Après l’éviction de Mohamed Morsi le 3 juillet 2013, Mahmoud Abu Zeid a commencé à prendre des photos d’un sit-in de grande envergure organisé par des sympathisants de l’ancien président sur la place Rabaa al Adawiya (quartier de Nasr City) dans la capitale de l’Égypte, Le Caire. Les forces de sécurité égyptiennes ont eu recours à une force excessive pour disperser ce sit-in le 14 août 2013, tuant plusieurs centaines de personnes. Huit membres des forces de sécurité ont aussi perdu la vie dans les échauffourées qui ont suivi. La police a arrêté Shawkan le 14 août 2013, alors qu’il réalisait une mission pour l’agence photographique Demotix, basée à Londres. Deux journalistes étrangers ont également été arrêtés en même temps que lui, mais ils ont été libérés le jour même. L’agence Demotix a informé le ministère public que Mahmoud Abu Zeid effectuait une mission pour elle, mais les autorités égyptiennes l’ont tout de même maintenu en détention.
Mahmoud Abu Zeid a indiqué à Amnesty International que des policiers et des militaires l’avaient maltraité pendant son premier jour de garde à vue et le 17 août 2013, lors de son transfert d’une cellule surpeuplée d’un poste de police du Caire à la prison d’Abu Zaabal, dans la même ville. Selon sa lettre, publiée par Amnesty International le 5 avril, les agents l’ont frappé à coups de pied, de poing et de matraque. À son arrivée à la prison d’Abu Zaabal, ils l’ont également laissé enfermé pendant huit heures d’affilée dans un véhicule en stationnement, sans nourriture, sans eau et sans aération, alors que la température dépassait les 30 °C. Dans sa lettre, il qualifiait sa détention illimitée de « psychologiquement insupportable ». (La lettre de Shawkan figure dans le document suivant : Emprisonné depuis 600 jours pour avoir pris des photos : un témoignage poignant envoyé depuis une cellule de la prison de Tora, en Égypte, 5 avril 2015 ; https://www.amnesty.org/fr/latest/news/2015/04/600-days-in-jail-for-taking-pictures/). Shawkan a été transféré au centre pénitentiaire de Tora, au Caire, en décembre 2013. Il y est toujours incarcéré.

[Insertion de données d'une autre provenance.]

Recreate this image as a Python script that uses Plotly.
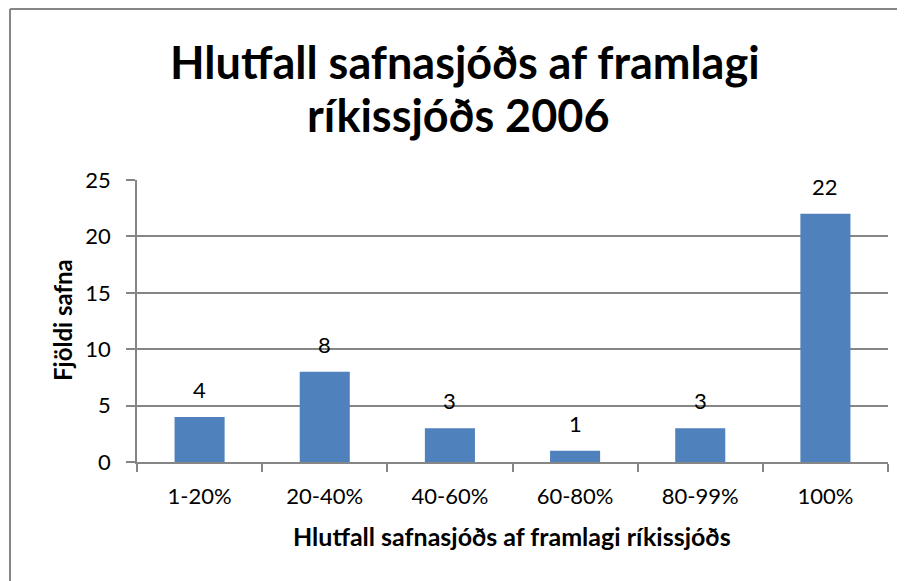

Le cas de Shawkan a été mis en avant dans le cadre de la campagne Écrire pour les droits d’Amnesty International en décembre 2016, durant laquelle des personnes du monde entier ont envoyé des lettres de solidarité et des appels aux autorités. Au moins 445 590 signataires du monde entier ont demandé la libération de Shawkan pendant cette campagne.
Le 21 octobre 2016, le Groupe de travail des Nations unies sur la détention arbitraire a publié un avis dans lequel il appelait les autorités égyptiennes à « libérer immédiatement » Shawkan et à « lui accorder un droit exécutoire à réparation ». Ce groupe considère que l’arrestation et la privation de liberté de Shawkan sont arbitraires et contraires aux droits et libertés garantis par la Déclaration universelle des droits de l’homme et le Pacte international relatif aux droits civils et politiques (PIDCP).
La détention de Shawkan, qui dure maintenant depuis près de cinq ans, n’est pas conforme au droit égyptien. En effet, elle dépasse largement la limite de deux ans d’incarcération prévue par l’article 143 du Code de procédure pénale égyptien pour les personnes encourant la réclusion à perpétuité ou la peine de mort. La détention de Shawkan, illégale en vertu de cet article, est un nouvel affront aux droits humains en Égypte.
Les audiences du procès de Shawkan ont été ajournées par le tribunal plus de 50 fois, principalement en raison du nombre de personnes jugées. Les procès collectifs de cette nature sont incompatibles avec le droit à un procès équitable. Les autorités égyptiennes ont empêché à maintes reprises les avocats de Shawkan d’accéder à des documents essentiels liés à l’affaire.
L’Égypte est partie au PIDCP, dont l’article 9 interdit le recours à la détention arbitraire. L’article 19 de ce traité garantit par ailleurs le droit à la liberté d’expression, en d’autres termes, le droit de rechercher, de recevoir et de diffuser des informations et des idées. Son article 14 garantit le droit de faire entendre sa cause équitablement et publiquement par un tribunal compétent, indépendant et impartial, établi par la loi. Cet article reconnaît en outre le droit, pour toute personne accusée d’une infraction pénale, à être informée dans le plus court délai de la nature et des motifs de l’accusation portée contre elle, à disposer du temps et des facilités nécessaires à la préparation de sa défense, à être présente au procès et à interroger ou faire interroger les témoins à charge.